Kenny’s drawings have included many metropolitan New York trials, in addition to the James Earl Ray trial for the murder of Martin Luther King Jr. in Memphis, the Iran-Contra hearings in Washington, D.C., and the trial of Penn State University coach Jerry Sandusky on child-molestation charges. She has illustrated several U.S. Supreme Court events, including the swearing-in ceremony of the late Chief Justice William Rehnquist in 1986.

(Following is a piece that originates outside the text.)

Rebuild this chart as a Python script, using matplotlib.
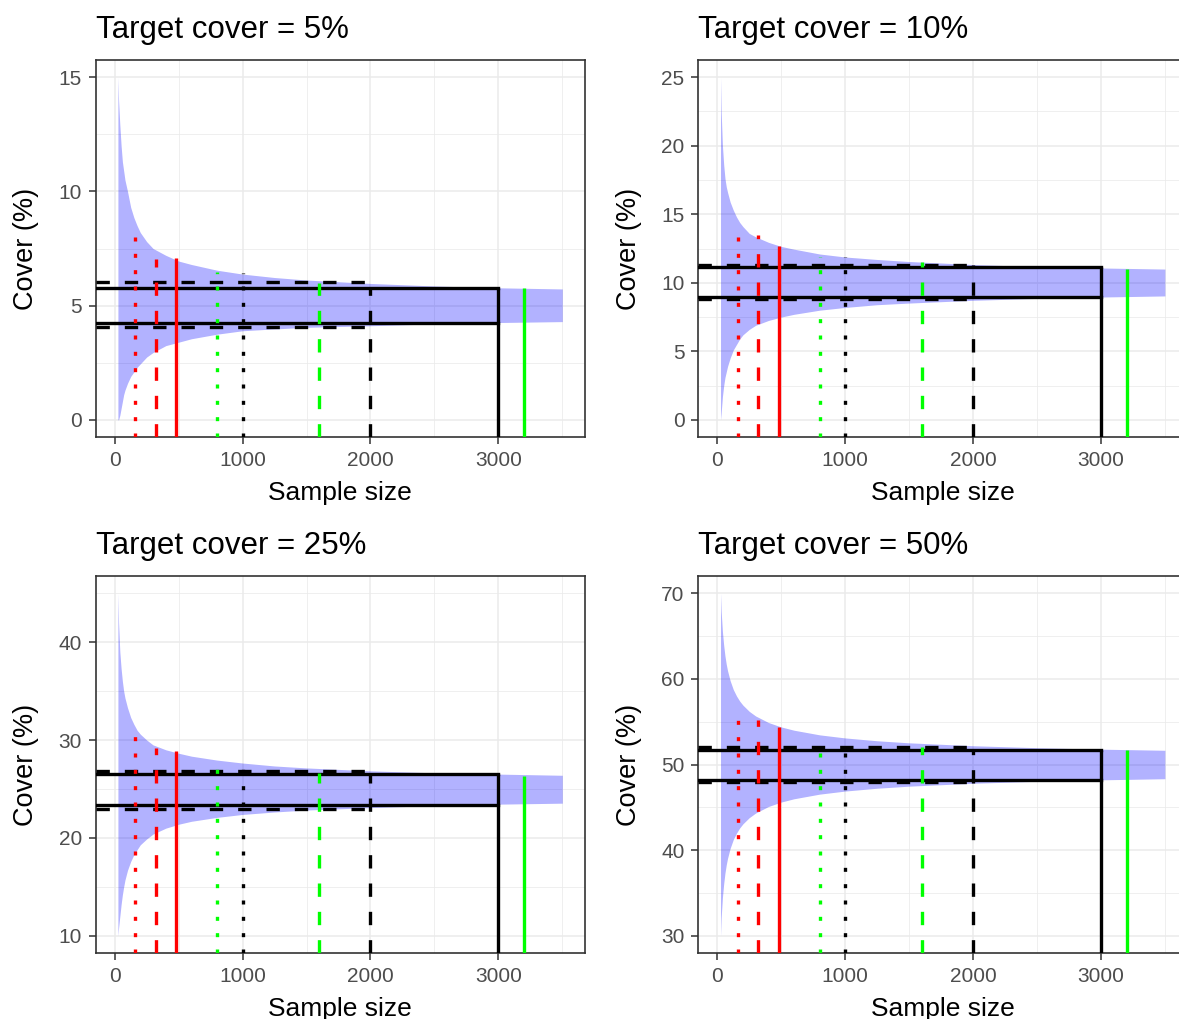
import matplotlib
matplotlib.use("Agg")
import matplotlib.pyplot as plt
from matplotlib.ticker import MultipleLocator

plt.rcParams['font.family'] = ['Liberation Sans', 'DejaVu Sans']

# sample sizes where the simulated 95% envelope was evaluated
sample_n = [25, 30, 40, 50, 60, 70, 80, 100, 125, 150, 175, 200, 250, 300,
            400, 500, 600, 800, 1000, 1250, 1500, 2000, 2500, 3000, 3500]

# envelope of estimated cover (%) for each target cover
upper_5 = [15.0, 14.0, 12.9, 12.0, 11.3, 10.9, 10.5, 10.0, 9.3, 8.85, 8.5, 8.2, 7.8, 7.5,
           7.2, 6.95, 6.8, 6.55, 6.38, 6.23, 6.12, 5.97, 5.86, 5.78, 5.73]
lower_5 = [0.0, 0.0, 0.2, 0.5, 0.8, 1.1, 1.3, 1.6, 1.9, 2.1, 2.3, 2.45, 2.75, 2.95,
           3.25, 3.4, 3.55, 3.75, 3.9, 3.98, 4.05, 4.12, 4.2, 4.26, 4.3]
upper_10 = [25.0, 22.5, 20.0, 18.6, 17.6, 17.0, 16.6, 15.9, 15.3, 14.8, 14.4, 14.1, 13.6, 13.35,
            12.95, 12.65, 12.45, 12.1, 11.88, 11.7, 11.55, 11.33, 11.18, 11.08, 11.0]
lower_10 = [0.0, 0.5, 1.7, 2.5, 3.1, 3.5, 3.9, 4.5, 5.1, 5.5, 5.9, 6.2, 6.6, 6.9,
            7.25, 7.5, 7.7, 8.0, 8.2, 8.4, 8.52, 8.72, 8.86, 8.96, 9.04]
upper_25 = [45.0, 42.0, 39.0, 37.3, 36.0, 35.0, 34.3, 33.3, 32.3, 31.6, 31.0, 30.6, 30.0, 29.5,
            29.0, 28.65, 28.35, 27.95, 27.65, 27.35, 27.15, 26.85, 26.65, 26.52, 26.4]
lower_25 = [10.0, 10.8, 12.0, 13.2, 14.2, 15.0, 15.7, 16.7, 17.6, 18.3, 18.8, 19.3, 19.9, 20.4,
            21.0, 21.4, 21.7, 22.1, 22.4, 22.65, 22.85, 23.1, 23.3, 23.45, 23.55]
upper_50 = [70.0, 67.9, 65.5, 63.9, 62.65, 61.7, 60.95, 59.8, 58.75, 58.0, 57.4, 56.93, 56.2, 55.66,
            54.9, 54.38, 54.0, 53.46, 53.1, 52.77, 52.53, 52.19, 51.96, 51.79, 51.66]
lower_50 = [30.0, 32.1, 34.5, 36.1, 37.35, 38.3, 39.05, 40.2, 41.25, 42.0, 42.6, 43.07, 43.8, 44.34,
            45.1, 45.62, 46.0, 46.54, 46.9, 47.23, 47.47, 47.81, 48.04, 48.21, 48.34]

# candidate sample sizes drawn as vertical markers
mark_n = [160, 320, 480, 800, 1000, 1600, 2000, 3000, 3200]
mark_color = ['#FF0000', '#FF0000', '#FF0000', '#00FF00', 'black', '#00FF00', 'black', 'black', '#00FF00']
mark_style = ['dotted', 'dashed', 'solid', 'dotted', 'dotted', 'dashed', 'dashed', 'solid', 'solid']
mark_top_5 = [8.49, 7.04, 7.07, 6.45, 6.42, 6.0, 5.8, 5.78, 5.78]
mark_top_10 = [14.2, 13.48, 12.7, 11.86, 11.86, 11.5, 11.3, 11.14, 11.0]
mark_top_25 = [31.35, 29.2, 28.84, 27.9, 27.5, 26.6, 26.54, 26.54, 26.37]
mark_top_50 = [56.3, 55.15, 54.37, 52.6, 52.6, 52.05, 51.74, 51.74, 51.7]

# interval bounds at n = 2000 (dashed) and n = 3000 (solid)
band_n = [2000, 3000]
band_style = ['dashed', 'solid']
band_5 = [(6.02, 4.08), (5.78, 4.26)]
band_10 = [(11.3, 8.84), (11.14, 8.96)]
band_25 = [(26.8, 22.98), (26.54, 23.39)]
band_50 = [(52.05, 47.9), (51.74, 48.17)]

targets = ['5%', '10%', '25%', '50%']
uppers = [upper_5, upper_10, upper_25, upper_50]
lowers = [lower_5, lower_10, lower_25, lower_50]
mark_tops = [mark_top_5, mark_top_10, mark_top_25, mark_top_50]
bands = [band_5, band_10, band_25, band_50]
y_steps = [5, 5, 10, 10]

W, H = 1179, 1019
fig = plt.figure(figsize=(W / 100, H / 100), dpi=100)

LW = 2.4
dash = {'solid': '-', 'dashed': (0, (4.0, 4.5)), 'dotted': (0, (1.2, 3.7))}

# panel boxes in pixels: left, top
boxes = [(95.7, 60), (698.3, 60), (95.7, 576), (698.3, 576)]
pw, ph = 488.8, 377

for i in range(4):
    left, top = boxes[i]
    ax = fig.add_axes([left / W, 1 - (top + ph) / H, pw / W, ph / H])
    up, lo = uppers[i], lowers[i]

    xpad = 0.05 * (sample_n[-1] - sample_n[0])
    x0, x1 = sample_n[0] - xpad, sample_n[-1] + xpad
    ypad = 0.05 * (max(up) - min(lo))
    y0, y1 = min(lo) - ypad, max(up) + ypad

    ax.fill_between(sample_n, lo, up, color='blue', alpha=0.3, linewidth=0, zorder=2)

    for n, (hi, low), st in zip(band_n, bands[i], band_style):
        for yv in (hi, low):
            ax.plot([x0, n], [yv, yv], color='black', lw=LW, ls=dash[st],
                    dash_capstyle='butt', zorder=3)

    for n, c, st, t in zip(mark_n, mark_color, mark_style, mark_tops[i]):
        ax.plot([n, n], [y0, t], color=c, lw=LW, ls=dash[st],
                dash_capstyle='butt', solid_capstyle='butt', zorder=4)

    ax.set_xlim(x0, x1)
    ax.set_ylim(y0, y1)
    ax.xaxis.set_major_locator(MultipleLocator(1000))
    ax.xaxis.set_minor_locator(MultipleLocator(500))
    ax.yaxis.set_major_locator(MultipleLocator(y_steps[i]))
    ax.yaxis.set_minor_locator(MultipleLocator(y_steps[i] / 2))
    ax.grid(which='major', color='#EBEBEB', lw=1.1, zorder=0)
    ax.grid(which='minor', color='#EBEBEB', lw=0.55, zorder=0)
    ax.set_axisbelow(True)
    ax.tick_params(which='major', length=5, width=1.1, color='#333333',
                   labelsize=15, labelcolor='#4D4D4D', pad=5)
    ax.tick_params(which='minor', length=0)
    for s in ax.spines.values():
        s.set_color('#333333')
        s.set_linewidth(1.2)
    ax.set_xlabel('Sample size', fontsize=19, labelpad=8)
    ax.set_ylabel('Cover (%)', fontsize=19.5, labelpad=14)
    ax.set_title('Target cover = ' + targets[i], loc='left', fontsize=22.5, pad=15.5)

fig.savefig('out.png', dpi=100)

Robles is a Los Angeles-based courtroom artist. He drew the West Coast trials, during the 1970s, of Charles Manson and Patty Hearst. He covered the civil and criminal trials of O. J. Simpson. He was able to draw Terry Nichols and Timothy McVeigh after the Oklahoma City bombing, before their trials were separated. He captured Michael Jackson openly weeping as the not-guilty verdicts were read in the music star’s child-molestation trial. In addition, Robles illustrated such celebrities as Roman Polanski, Francis Ford Coppola and Johnnie Cochran.

Williams has worked in New York for more than three decades and has drawn such high-profile cases as that of European diplomat Dominique Strauss-Kahn, John DeLorean, John Gotti, the “preppy murderer” Robert Chambers, Martha Stewart, Bernard Madoff, Times Square bomber Faisal Shahzad, Osama bin Laden’s son-in-law Sulaiman Abu Ghaith, and convicted terrorist Mustafa Kamel Mustafa, also known as Abu Hamza al-Masri.

The Library’s Prints and Photographs Division collects courtroom illustrations to support the work of the Law Library of Congress in its effort to document the cases that have shaped interpretations of legislation or pivotal moments in history.